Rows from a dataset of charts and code
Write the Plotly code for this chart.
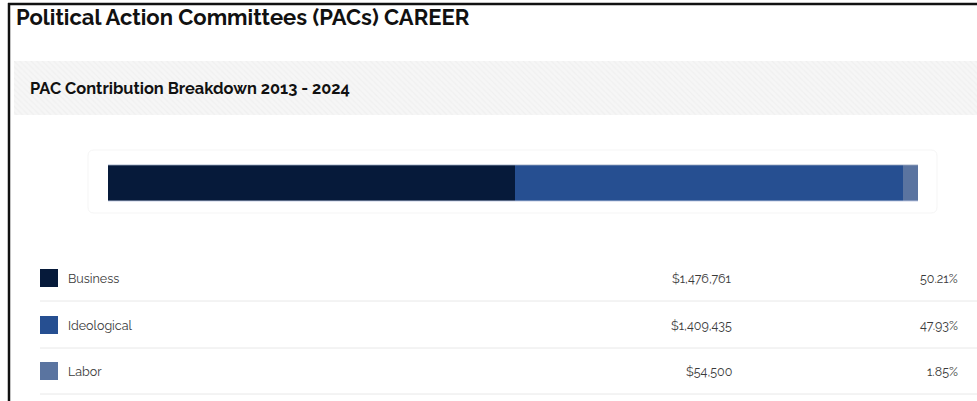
import plotly.graph_objects as go

categories = ["Business", "Ideological", "Labor"]
amounts = [1476761, 1409435, 54500]
amount_labels = ["$1,476,761", "$1,409,435", "$54,500"]
pct_labels = ["50.21%", "47.93%", "1.85%"]
colors = ["#061A3A", "#264F91", "#5A74A0"]

W, H = 977, 401
def px(x):
    return x / W
def py(y):
    return 1 - y / H

fig = go.Figure()
# hatched subtitle band
fig.add_trace(go.Bar(
    x=[1], y=[0], orientation="h", width=1, xaxis="x2", yaxis="y2",
    marker=dict(color="#f4f4f4", line=dict(width=0),
                pattern=dict(shape="\\", fgcolor="#e9e9e9", bgcolor="#f6f6f6", size=4, solidity=0.3)),
    hoverinfo="skip", showlegend=False,
))
for cat, val, col in zip(categories, amounts, colors):
    fig.add_trace(go.Bar(
        x=[val], y=[0], orientation="h", name=cat, width=1,
        marker=dict(color=col, line=dict(width=0)),
        hoverinfo="name+x", showlegend=False,
    ))

total = sum(amounts)
shapes = []
annotations = []

# borders
shapes.append(dict(type="line", xref="paper", yref="paper", x0=px(8), x1=1, y0=py(4), y1=py(4),
                   line=dict(color="#111", width=2.5)))
shapes.append(dict(type="line", xref="paper", yref="paper", x0=px(9), x1=px(9), y0=py(3), y1=0,
                   line=dict(color="#111", width=2.5)))
# faint rounded card around bar
shapes.append(dict(type="path", xref="paper", yref="paper",
                   path=f"M {px(94)},{py(150)} L {px(931)},{py(150)} Q {px(937)},{py(150)} {px(937)},{py(156)} "
                        f"L {px(937)},{py(207)} Q {px(937)},{py(213)} {px(931)},{py(213)} "
                        f"L {px(94)},{py(213)} Q {px(88)},{py(213)} {px(88)},{py(207)} "
                        f"L {px(88)},{py(156)} Q {px(88)},{py(150)} {px(94)},{py(150)} Z",
                   line=dict(color="#f5f5f5", width=1), fillcolor="rgba(0,0,0,0)", layer="below"))
# subtle light edges on bar
shapes.append(dict(type="line", xref="paper", yref="paper", x0=px(108), x1=px(918), y0=py(165), y1=py(165),
                   line=dict(color="rgba(150,165,190,0.8)", width=1)))
shapes.append(dict(type="line", xref="paper", yref="paper", x0=px(108), x1=px(918), y0=py(201), y1=py(201),
                   line=dict(color="rgba(190,200,225,0.9)", width=1)))

row_y = [278, 325, 371]
sep_y = [301, 348, 394]
font_row = dict(family="Raleway, Lato, sans-serif", size=12.5, color="#3a3a3a")
for i, (cat, col) in enumerate(zip(categories, colors)):
    cy = row_y[i]
    shapes.append(dict(type="rect", xref="paper", yref="paper", x0=px(40), x1=px(58),
                       y0=py(cy + 9), y1=py(cy - 9), fillcolor=col, line=dict(width=0)))
    shapes.append(dict(type="line", xref="paper", yref="paper", x0=px(40), x1=1,
                       y0=py(sep_y[i]), y1=py(sep_y[i]), line=dict(color="#e8e8e8", width=1)))
    annotations.append(dict(xref="paper", yref="paper", x=px(66), y=py(cy), text=cat,
                            showarrow=False, xanchor="left", yanchor="middle", font=font_row))
    annotations.append(dict(xref="paper", yref="paper", x=px(734), y=py(cy), text=amount_labels[i],
                            showarrow=False, xanchor="right", yanchor="middle", font=font_row))
    annotations.append(dict(xref="paper", yref="paper", x=px(960), y=py(cy), text=pct_labels[i],
                            showarrow=False, xanchor="right", yanchor="middle", font=font_row))

annotations.append(dict(xref="paper", yref="paper", x=px(14), y=py(17),
                        text="<b>Political Action Committees (PACs) CAREER</b>",
                        showarrow=False, xanchor="left", yanchor="middle",
                        font=dict(family="Raleway, Lato, sans-serif", size=22, color="#111")))
annotations.append(dict(xref="paper", yref="paper", x=px(28), y=py(88),
                        text="<b>PAC Contribution Breakdown 2013 - 2024</b>",
                        showarrow=False, xanchor="left", yanchor="middle",
                        font=dict(family="Raleway, Lato, sans-serif", size=16.4, color="#111")))

fig.update_layout(
    width=W, height=H, margin=dict(l=0, r=0, t=0, b=0),
    paper_bgcolor="white", plot_bgcolor="rgba(0,0,0,0)",
    barmode="stack", bargap=0,
    xaxis=dict(domain=[px(108), px(918)], range=[0, total], visible=False, fixedrange=True),
    yaxis=dict(domain=[py(201), py(165)], range=[-0.5, 0.5], visible=False, fixedrange=True),
    xaxis2=dict(domain=[px(14), 1], range=[0, 1], visible=False, fixedrange=True, anchor="y2"),
    yaxis2=dict(domain=[py(115), py(61)], range=[-0.5, 0.5], visible=False, fixedrange=True, anchor="x2"),
    shapes=shapes, annotations=annotations,
)

fig.write_html("out.html", config={"displayModeBar": False},
               post_script="document.body.style.margin='0';document.body.style.overflow='hidden';")
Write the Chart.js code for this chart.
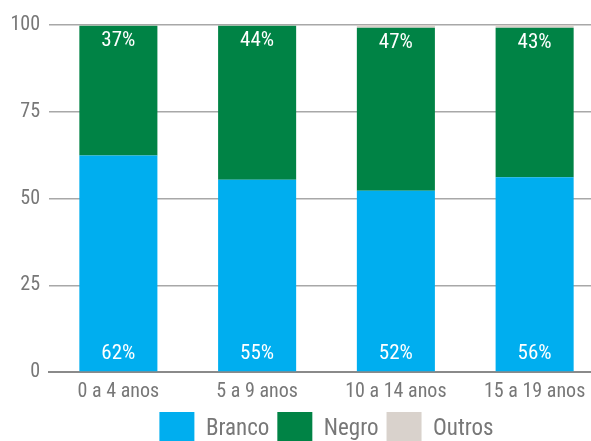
<!DOCTYPE html>
<html>
<head>
<meta charset="utf-8">
<script src="https://cdn.jsdelivr.net/npm/chart.js@4"></script>
<style>
    html, body { margin: 0; padding: 0; overflow: hidden; background: #fff; }
    #wrap { width: 604px; height: 457px; }
</style>
</head>
<body>
<div id="wrap"><canvas id="chart"></canvas></div>
<script>
const categories = ["0 a 4 anos", "5 a 9 anos", "10 a 14 anos", "15 a 19 anos"];
const branco = [62.4, 55.4, 52.2, 56.1];
const negro = [37.4, 44.4, 47.0, 43.1];
const outros = [0.2, 0.2, 0.8, 0.8];
const yTicks = [0, 25, 50, 75, 100];

const FONT = '"Roboto Condensed", "DejaVu Sans Condensed", "Roboto", sans-serif';
const GREY = "#777777";

// draws the % labels inside the bars (no datalabels plugin offline)
const barLabels = {
    id: "barLabels",
    afterDatasetsDraw(chart) {
        const ctx = chart.ctx;
        ctx.save();
        ctx.font = "21px " + FONT;
        ctx.fillStyle = "#ffffff";
        ctx.textAlign = "center";
        ctx.textBaseline = "middle";

        // Branco: near the bottom of the bar
        chart.getDatasetMeta(0).data.forEach((bar, i) => {
            ctx.fillText(Math.round(branco[i]) + "%", bar.x, bar.base - 18);
        });
        // Negro: near the top of the bar
        chart.getDatasetMeta(1).data.forEach((bar, i) => {
            ctx.fillText(Math.round(negro[i]) + "%", bar.x, bar.y + 15);
        });
        ctx.restore();
    },
};

const chartData = {
    labels: categories,
    datasets: [
        { label: "Branco", data: branco, backgroundColor: "#00AEEF" },
        { label: "Negro", data: negro, backgroundColor: "#008345" },
        { label: "Outros", data: outros, backgroundColor: "#D9D2CC" },
    ],
};

const config = {
    type: "bar",
    data: chartData,
    options: {
        responsive: true,
        maintainAspectRatio: false,
        animation: false,
        layout: { padding: { top: 25, left: 0, right: 0, bottom: 0 } },
        datasets: {
            bar: { categoryPercentage: 1, barPercentage: 0.5625, borderWidth: 0 },
        },
        scales: {
            x: {
                stacked: true,
                grid: { display: false },
                border: { display: true, color: "#8a8a8a", width: 2 },
                ticks: { color: GREY, font: { family: FONT, size: 20 }, padding: 0 },
            },
            y: {
                stacked: true,
                min: 0,
                max: 100,
                afterBuildTicks: (scale) => {
                    scale.ticks = yTicks.map((v) => ({ value: v }));
                },
                afterFit: (scale) => {
                    scale.width = 49;
                },
                grid: { color: "#a8a8a8", lineWidth: 1.5, drawTicks: false },
                border: { display: false },
                ticks: { color: GREY, font: { family: FONT, size: 20 }, padding: 9 },
            },
        },
        plugins: {
            legend: {
                position: "bottom",
                fullSize: false,
                labels: {
                    boxWidth: 35,
                    boxHeight: 35,
                    padding: 8,
                    color: GREY,
                    font: { family: FONT, size: 23 },
                },
            },
            tooltip: { enabled: false },
        },
    },
    plugins: [barLabels],
};

const chart = new Chart(document.getElementById("chart"), config);
</script>
</body>
</html>
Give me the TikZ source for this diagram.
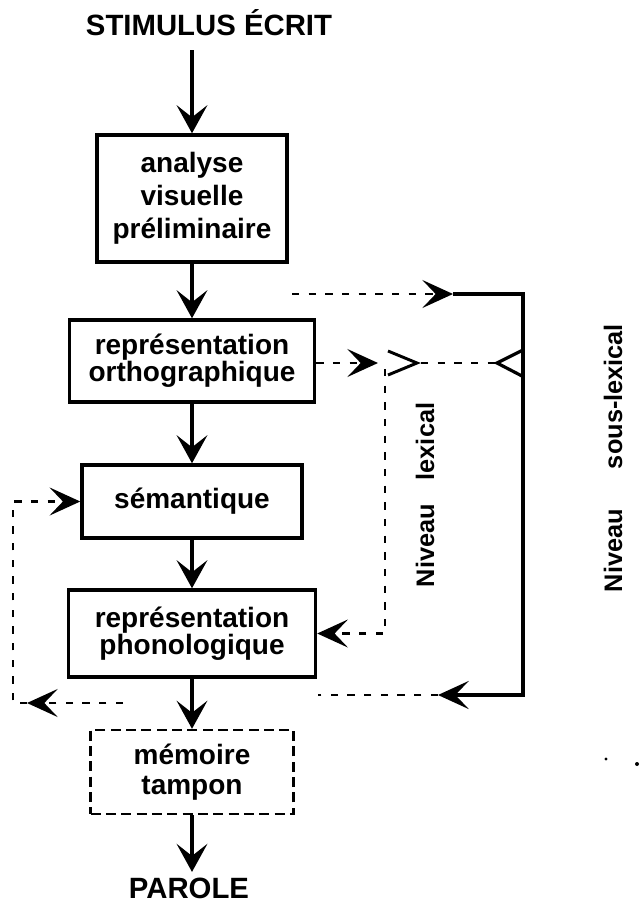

▸ Written problem
Pictures excluded, repeat the records exactly from their opening line through the line containing "return 1 - y / H".

▸ Task answer
Write the Plotly code for this chart.
import plotly.graph_objects as go

categories = ["Business", "Ideological", "Labor"]
amounts = [1476761, 1409435, 54500]
amount_labels = ["$1,476,761", "$1,409,435", "$54,500"]
pct_labels = ["50.21%", "47.93%", "1.85%"]
colors = ["#061A3A", "#264F91", "#5A74A0"]

W, H = 977, 401
def px(x):
    return x / W
def py(y):
    return 1 - y / H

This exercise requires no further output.